Refugiados são especialmente vulneráveis
Os refugiados e pessoas deslocadas internamente com frequência enfrentam sérios obstáculos para ter acesso ao fornecimento de água e a serviços sanitários, e a quantidade de pessoas nessas situações é mais alta do que nunca. Em 2017, conflitos e perseguições forçaram 68,5 milhões de pessoas a fugirem de seus lares. Além disso, uma média anual de 25,3 milhões são forçadas a migrar por causa de desastres naturais, o dobro de pessoas na mesma situação no início da década de 1970 – espera-se que esse número aumente ainda mais devido à mudança climática.
São necessárias políticas inclusivas para se alcançar o ODS 6. Elas também são necessárias para neutralizar conflitos entre diferentes usuários da água. Em um contexto de demanda crescente (1% de crescimento anual desde a década de 1980), o Relatório observa um aumento significativo dos conflitos relacionados à água: 94 de 2000 até 2009, e 263 de 2010 até 2018.
O Relatório também demonstra que investir em fornecimento de água e saneamento faz sentido em termos econômicos. O retorno do investimento é alto em geral e também no caso específico das pessoas vulneráveis e desfavorecidas, especialmente quando são considerados benefícios mais amplos, como saúde e produtividade. O fator multiplicador para o retorno do investimento foi estimado mundialmente em 2 para a água potável, e em 5,5 para o saneamento.
América Latina e Caribe
Em 2015, 65% da população da América Latina e do Caribe tinham acesso a serviços de água potável gerenciados de forma segura, mas apenas 22% dispunham de serviços de saneamento gerenciados da mesma forma. No mesmo ano, 96% dispunham de pelo menos um serviço básico de água, e 86% dispunham de pelo menos um serviço básico de saneamento (WHO/UNICEF, 2017a).
Nos países da região, os níveis de cobertura dos serviços de abastecimento de água e saneamento são significativamente mais baixos nas áreas rurais do que nas áreas urbanas.

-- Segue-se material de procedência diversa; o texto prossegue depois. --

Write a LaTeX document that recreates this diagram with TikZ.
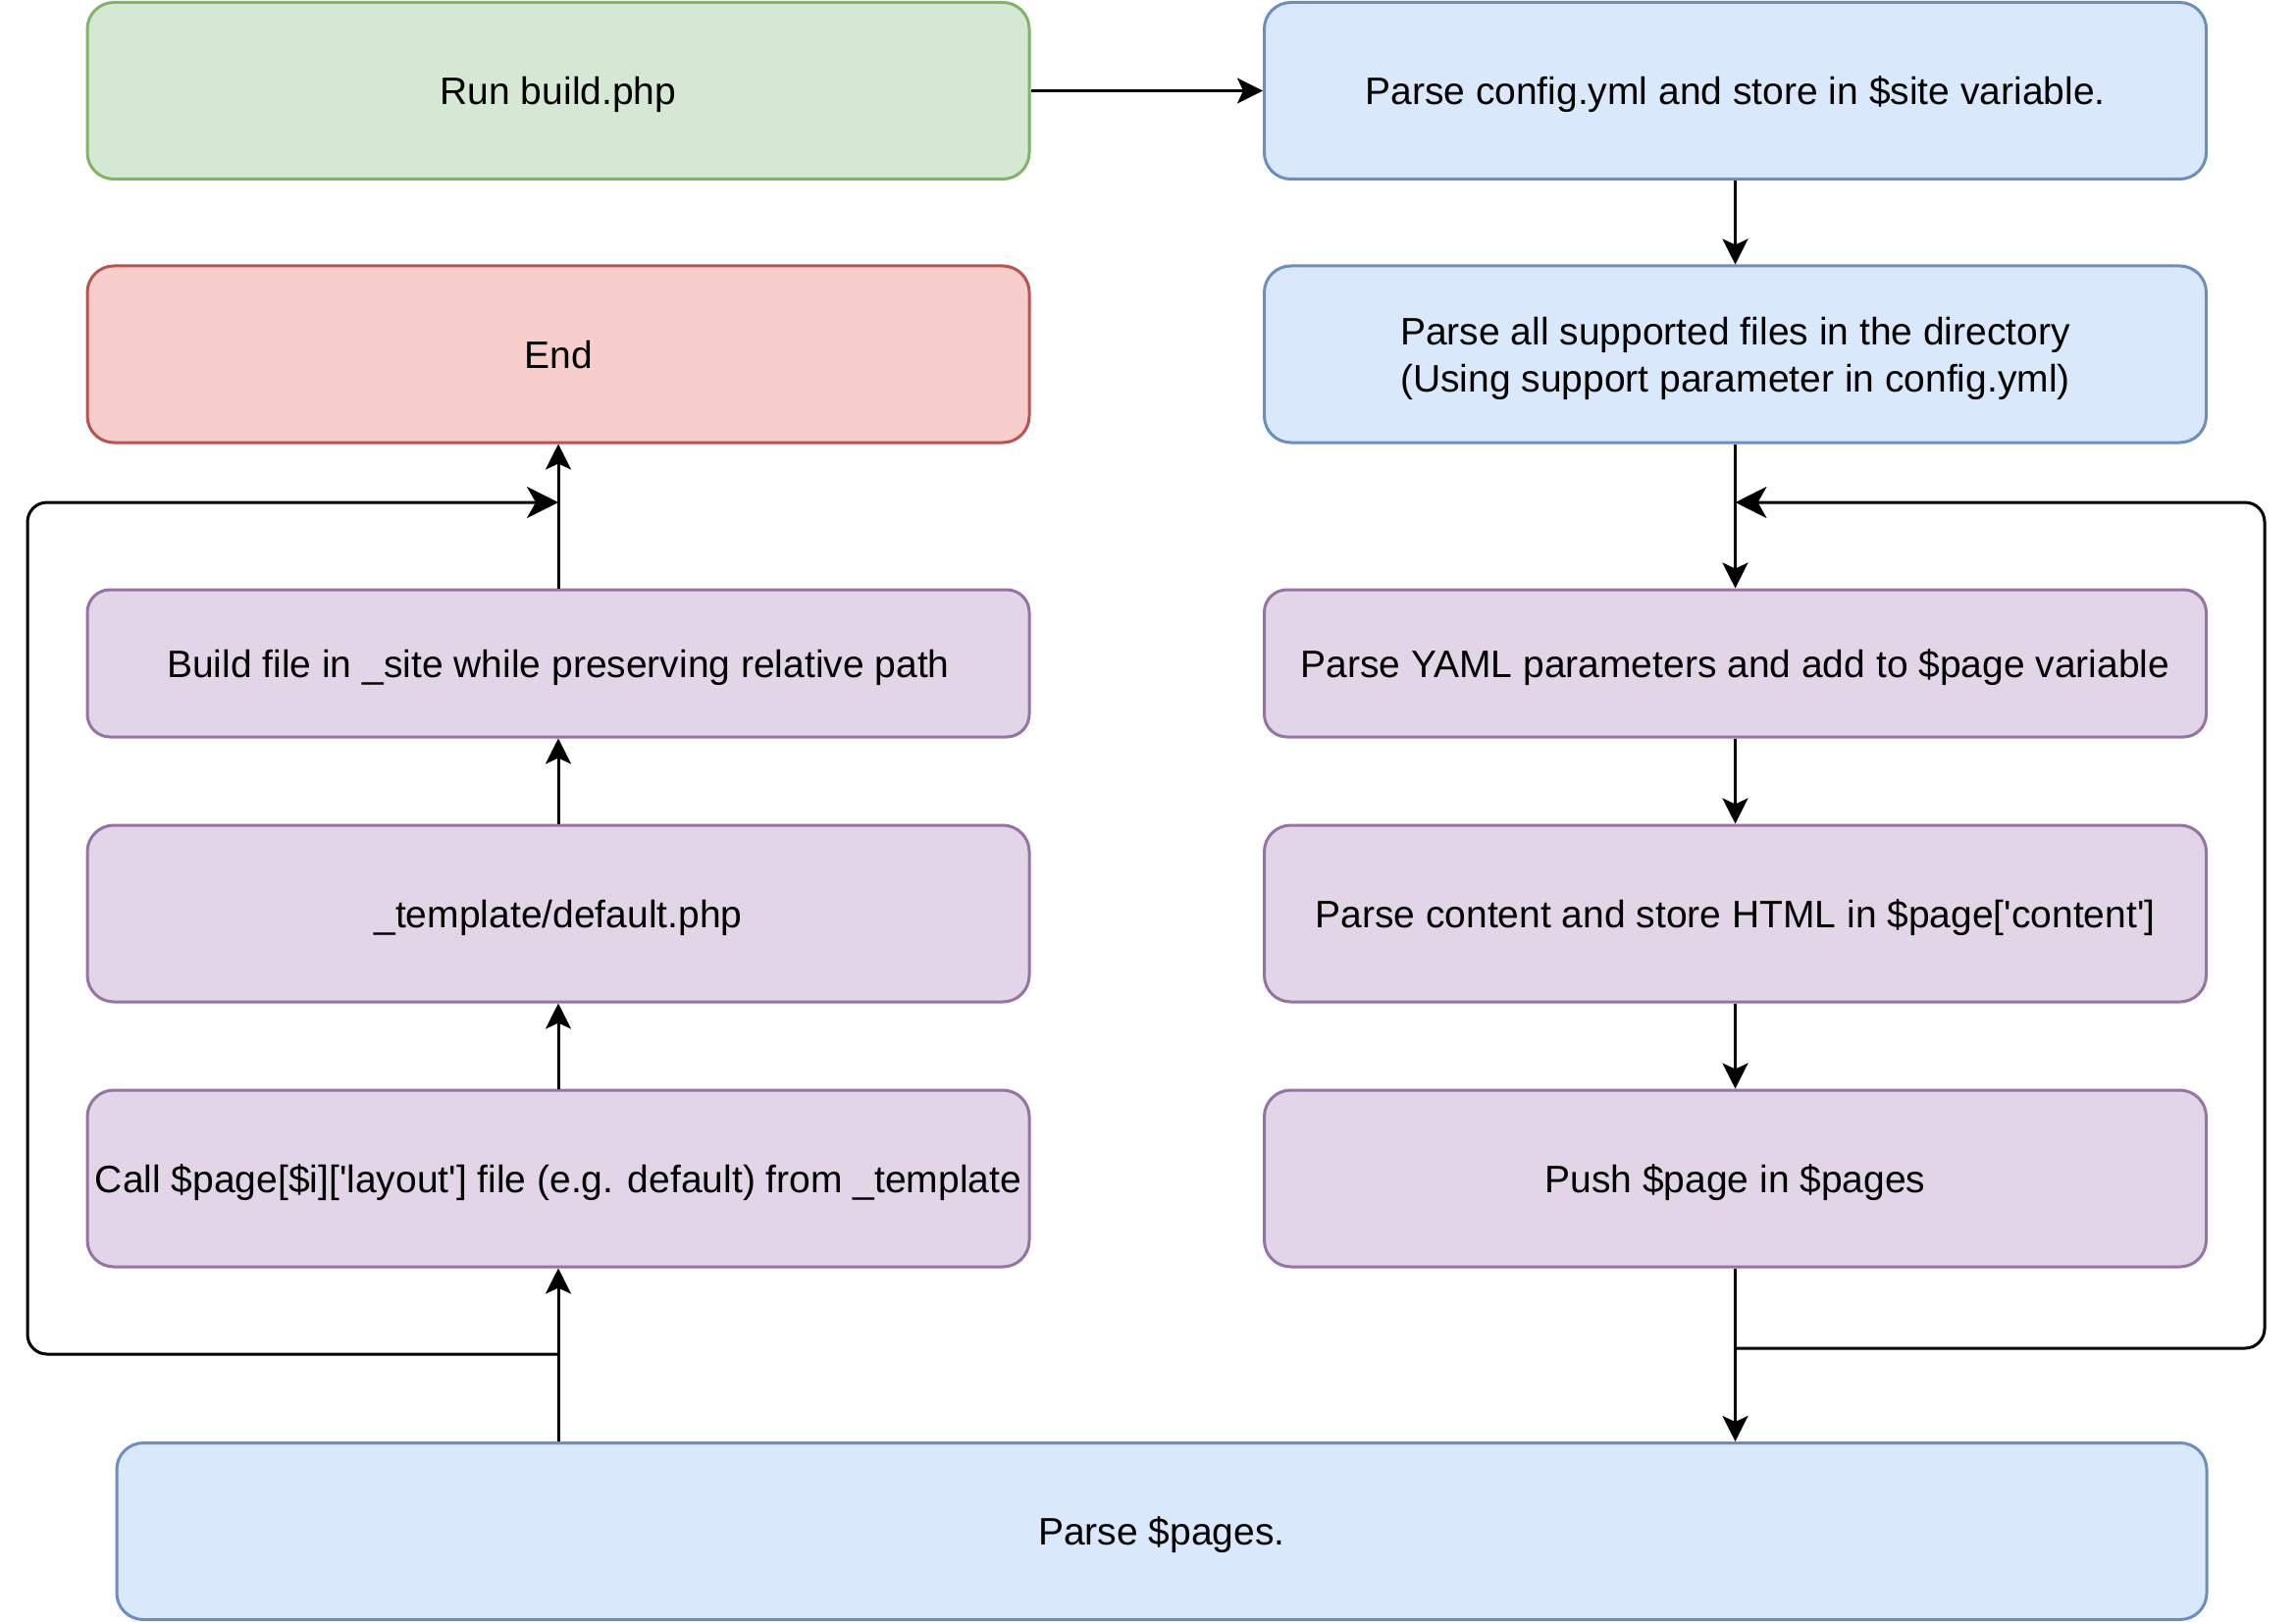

Em termos de acesso a pelo menos um serviço básico, a diferença entre áreas urbanas e rurais é de 13% para os serviços de abastecimento de água e de 22% para os de saneamento (WHO/UNICEF, 2017a).
Coordenado e publicado pelo Programa Mundial de Avaliação dos Recursos Hídricos (WWAP) da UNESCO, o Relatório Mundial das Nações Unidas sobre Desenvolvimento dos Recursos Hídricos é o resultado de uma colaboração entre 32 entidades das Nações Unidas e dos 41 parceiros internacionais que compõem a UN-Water. O Relatório é publicado todos os anos no Dia Mundial da Água.
UFPel envolvida nos desafios socioambientais
A Universidade Federal de Pelotas (UFPel) integra o Núcleo Regional dos ODS (Objetivos de Desenvolvimento Sustentável) de Pelotas. Os ODS fazem parte do Programa das Nações Unidas para o Desenvolvimento (PNUD), programa da ONU para o desenvolvimento presente em 193 países.
O Núcleo Regional busca potencializar o atingimento dos Objetivos de Desenvolvimento Sustentável na área de abrangência do Coredesul em áreas como água e saneamento, erradicação da pobreza, segurança alimentar e agricultura, saúde, educação, igualdade de gênero, redução das desigualdades, energia, padrões sustentáveis de produção e de consumo, mudança do clima, cidades sustentáveis, proteção e uso sustentável dos oceanos e dos ecossistemas terrestres, crescimento econômico inclusivo, infraestrutura e industrialização, e governança. Mesmo sendo uma ação global, as atividades dialogam e têm em vista as políticas locais.